- Etymology: road to town of Red Lake
- Red Lake Road Location of Red Lake Road in Ontario
- Coordinates: 49°58′25″N 93°21′29″W﻿ / ﻿49.97361°N 93.35806°W
- Country: Canada
- Province: Ontario
- Region: Northwestern Ontario
- District: Kenora
- Part: Kenora, Unorganized
- Elevation: 360 m (1,180 ft)
- Time zone: UTC-6 (Central Time Zone)
- • Summer (DST): UTC-5 (Central Time Zone)
- Postal code FSA: P0V
- Area code: 807

= Red Lake Road, Ontario =

Red Lake Road is an unincorporated place and community in Unorganized Kenora District in northwestern Ontario, Canada.

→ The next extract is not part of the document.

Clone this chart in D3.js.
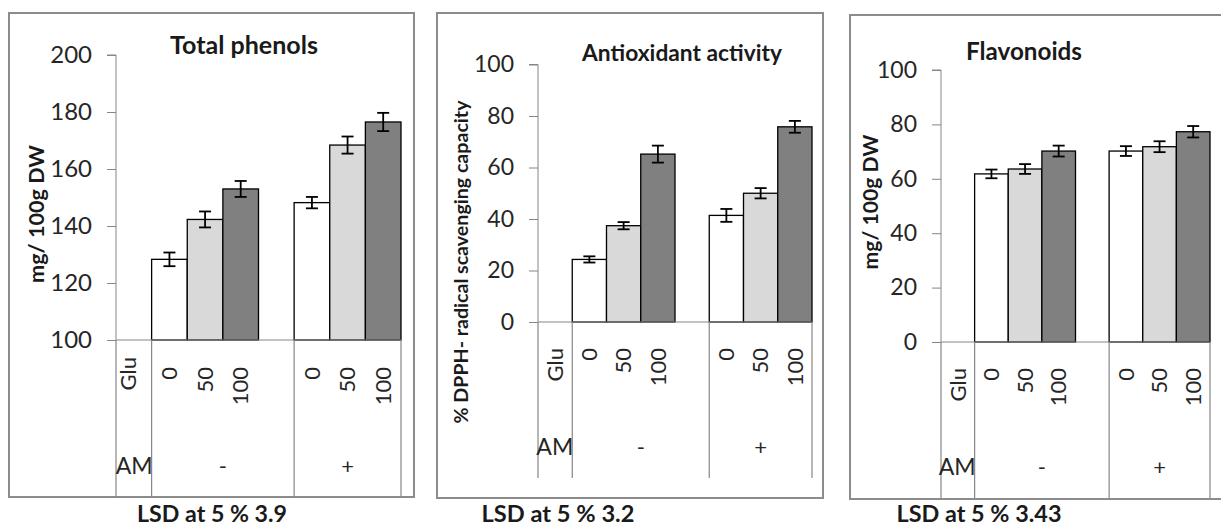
<!DOCTYPE html>
<html><head><meta charset="utf-8">
<script src="https://cdn.jsdelivr.net/npm/d3@7"></script>
<style>body{margin:0;background:#fff}</style>
</head><body>
<svg id="c" width="1221" height="528"></svg>
<script>
// ---------- data ----------
const gluLevels = ["0", "50", "100"];
const amLevels = ["-", "+"];
const phenolValues = [128.3, 142.3, 153.0, 148.2, 168.4, 176.5];
const phenolErrors = [2.4, 2.8, 2.8, 2.0, 3.0, 3.2];
const antioxValues = [24.3, 37.4, 65.2, 41.4, 50.0, 75.8];
const antioxErrors = [1.2, 1.4, 3.3, 2.5, 2.0, 2.3];
const flavValues = [61.8, 63.6, 70.2, 70.2, 71.8, 77.3];
const flavErrors = [1.6, 1.8, 2.0, 1.8, 2.0, 2.1];
const phenolTicks = [100, 120, 140, 160, 180, 200];
const pctTicks = [0, 20, 40, 60, 80, 100];
const titles = ["Total phenols", "Antioxidant activity", "Flavonoids"];
const yLabels = ["mg/ 100g DW", "% DPPH- radical scavenging capacity", "mg/ 100g DW"];
const lsdLabels = ["LSD at 5 % 3.9", "LSD at 5 % 3.2", "LSD at 5 % 3.43"];
const barColors = ["#ffffff", "#d9d9d9", "#808080"];

// ---------- layout ----------
const FONT = "Lato, 'Open Sans', sans-serif";
const panels = [
  {values: phenolValues, errors: phenolErrors, ticks: phenolTicks, domain: [100, 200],
   box: [9, 13, 414, 497], axisX: 116, rightX: 401, yTop: 55, yBase: 340, divBottom: 497,
   title: [244, 54, 148], ylab: [36, 214, 138], lsd: [212, 522, 150],
   gluTop: 357, gluDx: -6, numTop: 367, amY: 466, tickFs: 24, catFs: 22},
  {values: antioxValues, errors: antioxErrors, ticks: pctTicks, domain: [0, 100],
   box: [437, 13, 823, 498], axisX: 538, rightX: 812, yTop: 64.5, yBase: 322, divBottom: 478,
   title: [682, 61, 200], ylab: [461, 262, 323], lsd: [558, 522, 153],
   gluTop: 348, gluDx: 0, numTop: 348, amY: 447, tickFs: 23, catFs: 22},
  {values: flavValues, errors: flavErrors, ticks: pctTicks, domain: [0, 100],
   box: [850, 15, 1224, 499], axisX: 941, rightX: 1210, yTop: 70, yBase: 342, divBottom: 498,
   title: [1024, 60, 116], ylab: [871, 202, 135], lsd: [979, 522, 165],
   gluTop: 368, gluDx: 0, numTop: 368, amY: 467, tickFs: 23, catFs: 22}
];

const svg = d3.select("#c");

function fit(sel, w) {
  sel.each(function () {
    const L = this.getComputedTextLength();
    const fs = parseFloat(this.getAttribute("font-size"));
    if (L > 0) this.setAttribute("font-size", fs * w / L);
  });
}

const slotKeys = ["Glu"];
amLevels.forEach((a, i) => {
  gluLevels.forEach(g => slotKeys.push(a + g));
  if (i === 0) slotKeys.push(a + "gap");
});

panels.forEach((p, pi) => {
  const g = svg.append("g");
  // border
  g.append("rect")
    .attr("x", p.box[0]).attr("y", p.box[1])
    .attr("width", p.box[2] - p.box[0]).attr("height", p.box[3] - p.box[1])
    .attr("fill", "#fff").attr("stroke", "#8c8c8c").attr("stroke-width", 2);

  const x = d3.scaleBand().domain(slotKeys).range([p.axisX, p.rightX]).padding(0);
  const y = d3.scaleLinear().domain(p.domain).range([p.yBase, p.yTop]);

  const data = [];
  amLevels.forEach((a, ai) => gluLevels.forEach((gl, gi) => {
    const k = ai * gluLevels.length + gi;
    data.push({key: a + gl, v: p.values[k], e: p.errors[k], c: barColors[gi]});
  }));

  // bars
  g.selectAll(".bar").data(data).join("rect")
    .attr("x", d => x(d.key)).attr("width", x.bandwidth())
    .attr("y", d => y(d.v)).attr("height", d => y(p.domain[0]) - y(d.v))
    .attr("fill", d => d.c).attr("stroke", "#000").attr("stroke-width", 1.3);

  // error bars
  const eb = g.selectAll(".eb").data(data).join("g")
    .attr("stroke", "#000").attr("stroke-width", 1.8);
  eb.append("line")
    .attr("x1", d => x(d.key) + x.bandwidth() / 2).attr("x2", d => x(d.key) + x.bandwidth() / 2)
    .attr("y1", d => y(d.v + d.e)).attr("y2", d => y(d.v - d.e));
  [1, -1].forEach(s => eb.append("line")
    .attr("x1", d => x(d.key) + x.bandwidth() / 2 - 6).attr("x2", d => x(d.key) + x.bandwidth() / 2 + 6)
    .attr("y1", d => y(d.v + s * d.e)).attr("y2", d => y(d.v + s * d.e)));

  // y axis
  const ax = g.append("g").attr("transform", `translate(${p.axisX},0)`)
    .call(d3.axisLeft(y).tickValues(p.ticks).tickSize(9).tickPadding(15).tickFormat(d3.format("d")));
  ax.select(".domain").attr("stroke", "#868686").attr("d", `M-9,${p.yTop}H0V${p.yBase}`);
  ax.selectAll(".tick line").attr("stroke", "#868686");
  ax.selectAll(".tick text").attr("font-family", FONT).attr("font-size", p.tickFs).attr("fill", "#262626");
  ax.attr("font-family", FONT).attr("font-size", p.tickFs);

  // baseline and dividers
  g.append("line").attr("x1", p.axisX).attr("x2", p.rightX)
    .attr("y1", p.yBase).attr("y2", p.yBase).attr("stroke", "#868686");
  const divs = [p.axisX, x(amLevels[0] + gluLevels[0]), x(amLevels[1] + gluLevels[0]), p.rightX];
  g.selectAll(".div").data(divs).join("line")
    .attr("x1", d => d).attr("x2", d => d).attr("y1", p.yBase).attr("y2", p.divBottom)
    .attr("stroke", "#868686").attr("stroke-width", 1.2);

  // category labels (rotated)
  const catLabels = [{t: "Glu", cx: x("Glu") + x.bandwidth() / 2 + p.gluDx, top: p.gluTop, glu: true}];
  data.forEach(d => catLabels.push({t: d.key.slice(1), cx: x(d.key) + x.bandwidth() / 2, top: p.numTop}));
  g.selectAll(".cat").data(catLabels).join("text")
    .attr("transform", d => `translate(${d.cx},${d.top}) rotate(-90)`)
    .attr("text-anchor", "end").attr("dy", "0.35em")
    .attr("font-family", FONT).attr("font-size", p.catFs).attr("fill", "#262626")
    .text(d => d.t);

  // AM row
  g.append("text").attr("x", x(amLevels[0] + gluLevels[0]) + 1).attr("y", p.amY).attr("dy", "0.35em")
    .attr("text-anchor", "end").attr("font-family", FONT).attr("font-size", 23).attr("fill", "#262626")
    .text("AM");
  amLevels.forEach((a, ai) => {
    const start = x(a + gluLevels[0]);
    const end = ai === 0 ? x(amLevels[1] + gluLevels[0]) : p.rightX;
    g.append("text").attr("x", (start + end) / 2).attr("y", p.amY).attr("dy", "0.35em")
      .attr("text-anchor", "middle").attr("font-family", FONT).attr("font-size", 22).attr("fill", "#262626")
      .text(a);
  });

  // title
  g.append("text").attr("x", p.title[0]).attr("y", p.title[1]).attr("text-anchor", "middle")
    .attr("font-family", FONT).attr("font-weight", "bold").attr("font-size", 20).attr("fill", "#1a1a1a")
    .text(titles[pi]).call(fit, p.title[2]);

  // y label
  g.append("text").attr("transform", `translate(${p.ylab[0]},${p.ylab[1]}) rotate(-90)`)
    .attr("text-anchor", "middle").attr("dy", "0.35em")
    .attr("font-family", FONT).attr("font-weight", "bold").attr("font-size", 20).attr("fill", "#1a1a1a")
    .text(yLabels[pi]).call(fit, p.ylab[2]);

  // LSD
  svg.append("text").attr("x", p.lsd[0]).attr("y", p.lsd[1]).attr("text-anchor", "middle")
    .attr("font-family", FONT).attr("font-weight", "bold").attr("font-size", 20).attr("fill", "#1a1a1a")
    .text(lsdLabels[pi]).call(fit, p.lsd[2]);
});
</script>
</body></html>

It is named for the road, today's Ontario Highway 105, that runs from the community of Vermilion Bay in the south to the town of Red Lake in the north. Red Lake Road is at the junction of Highway 105 with the eastern terminus of Ontario Highway 609, which runs west to the community of Quibell and onward to its northern terminus at Clay Lake.

Red Lake Road railway station is in the community. The station is on the Canadian National Railway transcontinental main line, between Quibell to the west and Lash to the east, has a passing track, and is served by Via Rail transcontinental Canadian trains.